• _DATA SECTION_:
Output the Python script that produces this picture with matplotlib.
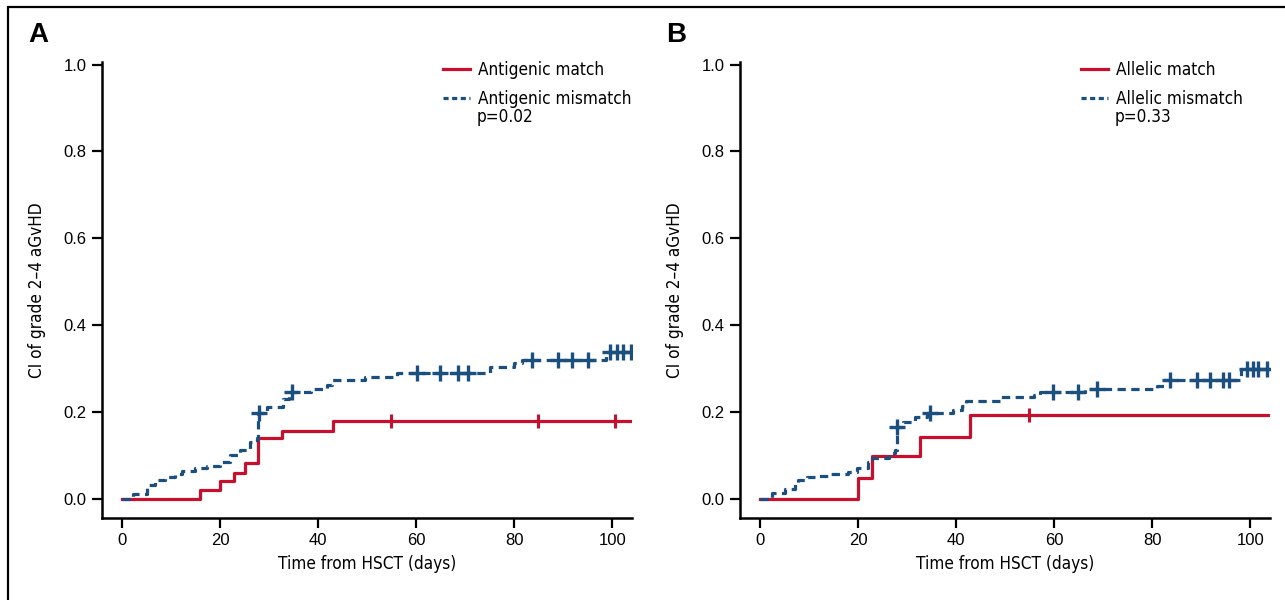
import numpy as np
import matplotlib
matplotlib.use('Agg')
import matplotlib.pyplot as plt
from matplotlib import font_manager
from matplotlib.lines import Line2D

# event times (days) and cumulative incidence for each curve
a_match_t = [0, 15.8, 19.9, 22.9, 25.0, 27.8, 32.7, 43.0, 104]
a_match_y = [0, 0.020, 0.041, 0.060, 0.082, 0.140, 0.157, 0.179, 0.179]
a_match_cens = [54.9, 84.8, 100.6]

a_mis_t = [0, 2.3, 5.0, 6.7, 8.7, 10.8, 12.2, 14.9, 17.3, 20.0, 22.0, 24.0, 26.0, 27.5,
           27.8, 29.5, 32.9, 34.0, 38.5, 41.8, 42.8, 49.6, 56.0, 75.0, 80.0, 81.6, 98.6, 104]
a_mis_y = [0, 0.011, 0.032, 0.044, 0.051, 0.057, 0.065, 0.070, 0.076, 0.086, 0.100, 0.113, 0.130, 0.140,
           0.198, 0.212, 0.231, 0.245, 0.252, 0.262, 0.274, 0.281, 0.289, 0.304, 0.312, 0.320, 0.339, 0.339]
a_mis_cens = [28.0, 34.6, 60.1, 64.8, 68.6, 70.6, 83.7, 89.0, 91.8, 95.1, 99.6, 101.0, 102.2, 103.7]

b_match_t = [0, 19.9, 22.9, 32.7, 42.9, 104]
b_match_y = [0, 0.047, 0.099, 0.142, 0.193, 0.193]
b_match_cens = [54.8]

b_mis_t = [0, 2.4, 5.1, 7.1, 7.8, 9.5, 11.6, 14.0, 18.0, 19.7, 22.1, 22.8, 26.2, 27.5, 27.9,
           29.1, 31.5, 34.0, 39.4, 41.2, 41.9, 49.0, 55.8, 57.1, 66.3, 81.0, 82.3, 98.0, 104]
b_mis_y = [0, 0.013, 0.022, 0.037, 0.044, 0.050, 0.053, 0.057, 0.063, 0.070, 0.086, 0.094, 0.105, 0.113, 0.166,
           0.178, 0.189, 0.198, 0.205, 0.214, 0.226, 0.234, 0.239, 0.245, 0.252, 0.260, 0.274, 0.298, 0.298]
b_mis_cens = [27.9, 34.7, 59.8, 64.8, 68.7, 83.7, 89.1, 91.7, 94.4, 95.6, 99.3, 100.5, 101.5, 103.4]

panels = [
    ('A', 'Antigenic match', 'Antigenic mismatch', 'p=0.02',
     a_match_t, a_match_y, a_match_cens, a_mis_t, a_mis_y, a_mis_cens),
    ('B', 'Allelic match', 'Allelic mismatch', 'p=0.33',
     b_match_t, b_match_y, b_match_cens, b_mis_t, b_mis_y, b_mis_cens),
]

xticks = [0, 20, 40, 60, 80, 100]
yticks = [0.0, 0.2, 0.4, 0.6, 0.8, 1.0]

red = '#c8102e'
blue = '#1b4f7e'
dash = (0, (2.6, 1.7))

# look for a condensed face, else use Liberation Sans
cond = None
for f in font_manager.fontManager.ttflist:
    low = (f.name + ' ' + f.fname).lower()
    if 'condensed' in low or 'narrow' in low:
        if 'bold' not in low and 'italic' not in low and 'oblique' not in low:
            cond = f
            break
plt.rcParams['font.family'] = ['Liberation Sans', 'DejaVu Sans']
if cond is not None:
    lab_font = font_manager.FontProperties(fname=cond.fname)
    lab_size = 12.3
else:
    lab_font = font_manager.FontProperties(family='Liberation Sans')
    lab_size = 11.5


def value_at(t, y, c):
    idx = np.searchsorted(np.array(t), np.array(c), side='right') - 1
    return np.array(y)[idx]


fig = plt.figure(figsize=(12.85, 6), dpi=100)

# outer frame
fig.add_artist(plt.Rectangle((8 / 1285, -0.05), 1.2, 1.05 - 7 / 600, transform=fig.transFigure,
                             fill=False, edgecolor='black', linewidth=1.6))

lefts = [102 / 1285, 740 / 1285]
for (letter, lab1, lab2, ptxt, t1, y1, c1, t2, y2, c2), left in zip(panels, lefts):
    ax = fig.add_axes([left, 82 / 600, 530 / 1285, 456 / 600])
    ax.step(t1, y1, where='post', color=red, lw=2.3, zorder=3)
    ax.plot(c1, value_at(t1, y1, c1), ls='none', marker='|', ms=10, mew=2.2, color=red, zorder=3)
    ax.step(t2, y2, where='post', color=blue, lw=2.3, ls=dash, zorder=4)
    ax.plot(c2, value_at(t2, y2, c2), ls='none', marker='+', ms=11, mew=2.4, color=blue, zorder=4)

    ax.set_xlim(-4.1, 104)
    ax.set_ylim(-0.044, 1.006)
    ax.set_xticks(xticks)
    ax.set_yticks(yticks)
    ax.set_yticklabels(['%.1f' % v for v in yticks])
    ax.spines['top'].set_visible(False)
    ax.spines['right'].set_visible(False)
    for s in ['left', 'bottom']:
        ax.spines[s].set_linewidth(1.8)
    ax.tick_params(length=7, width=1.6, labelsize=12, pad=4)
    lp = lab_font.copy()
    lp.set_size(lab_size)
    ax.set_xlabel('Time from HSCT (days)', fontproperties=lp, labelpad=5)
    ax.set_ylabel('CI of grade 2\u20134 aGvHD', fontproperties=lp, labelpad=13)

    handles = [Line2D([], [], color=red, lw=2.3),
               Line2D([], [], color=blue, lw=2.3, ls=(0, (1.6, 1.1)))]
    legp = lab_font.copy()
    legp.set_size(lab_size)
    ax.legend(handles, [lab1, lab2], loc='upper left', bbox_to_anchor=(0.6145, 1.035),
              frameon=False, handlelength=1.55, handletextpad=0.5, labelspacing=0.62,
              prop=legp)
    ax.text(0.707, 0.879, ptxt, transform=ax.transAxes, fontproperties=legp,
            va='center', ha='left')

    fig.text(left - 74 / 1285, 1 - 35 / 600, letter, fontsize=20, fontweight='bold',
             family=['Liberation Sans', 'DejaVu Sans'], va='center', ha='left')

fig.savefig('out.png', dpi=100)
plt.close(fig)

• _GIVEN PROBLEM_:
Scan the material and collect every line that contains "matplotlib".

• _THE RESULT_:
Output the Python script that produces this picture with matplotlib.
import matplotlib
matplotlib.use('Agg')
import matplotlib.pyplot as plt
from matplotlib import font_manager
from matplotlib.lines import Line2D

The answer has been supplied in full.